Financial services company Citibanamex has predicted that a victory by Andrés Manuel López Obrador is the most probable result in the presidential election and warned that slower growth, higher inflation and a weaker peso would likely follow.
Company analysts made the forecasts in an April 20 note entitled The April Paradox, citing changes López Obrador has proposed making to key reforms such as energy by reviewing contracts awarded to foreign and private companies and ceasing to award new ones.
“By 2022, the difference would be 0.7 percentage points [in gross domestic product growth], the peso would be 19% weaker compared to the [US] dollar and inflation would be 23% higher,” the note said.
Analysts also said that Mexico’s fiscal deficit would grow and interest rates would rise if the leftist leader of the Morena party wins the July 1 election and takes office in December, which polls suggest is a likely outcome.
“. . . Eventually there will be a significant deterioration in the fiscal accounts, with a large deficit that reaches 4% in our projections by 2022, which would impact on the sovereign credit ratings and drive up interest rates along the entirety of the yield curve.”

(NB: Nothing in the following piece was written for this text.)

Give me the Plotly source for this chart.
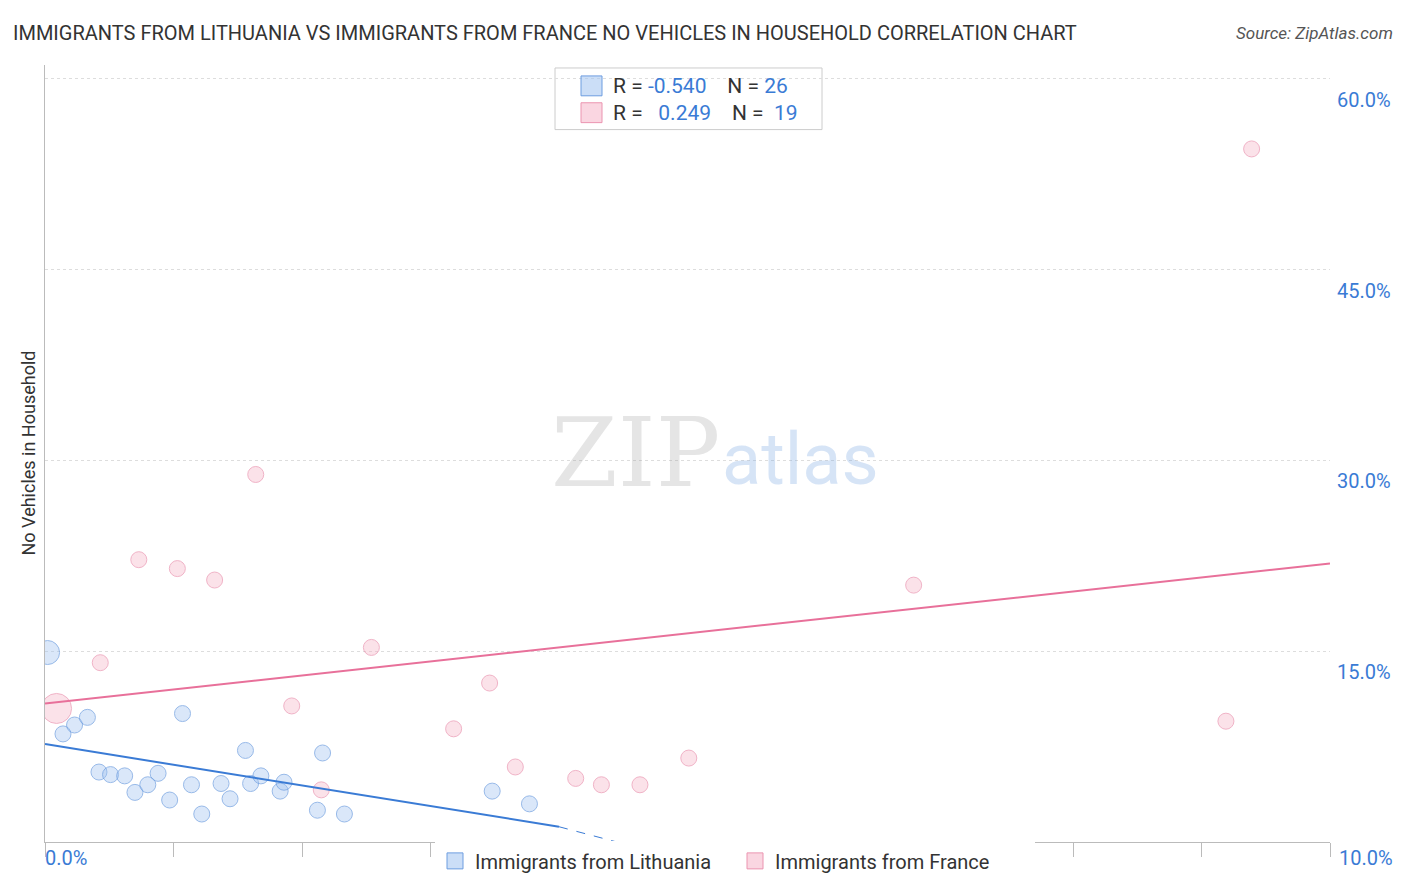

Analysts recognized that the other two major party candidates, Ricardo Anaya and José Antonio Meade, “support the continuity of the already operational structural reforms” and therefore would not have the same negative impact on the economy as López Obrador, also known as AMLO.
“The economy under AMLO faces a regime change that we don’t see under Anaya or Meade,” the note said.
The candidate for the “Together We Will Make History” coalition, who according to a recent poll had a 22-point lead over his nearest rival, has also said that he will review contracts for the new Mexico City International Airport project.
López Obrador has threatened to scrap the project altogether, charging that it is corrupt and too expensive.
The International Air Transport Association (IATA) said last week that abandoning the project would lead to a US $20-billion reduction in Mexico’s GDP and the loss of 200,000 jobs.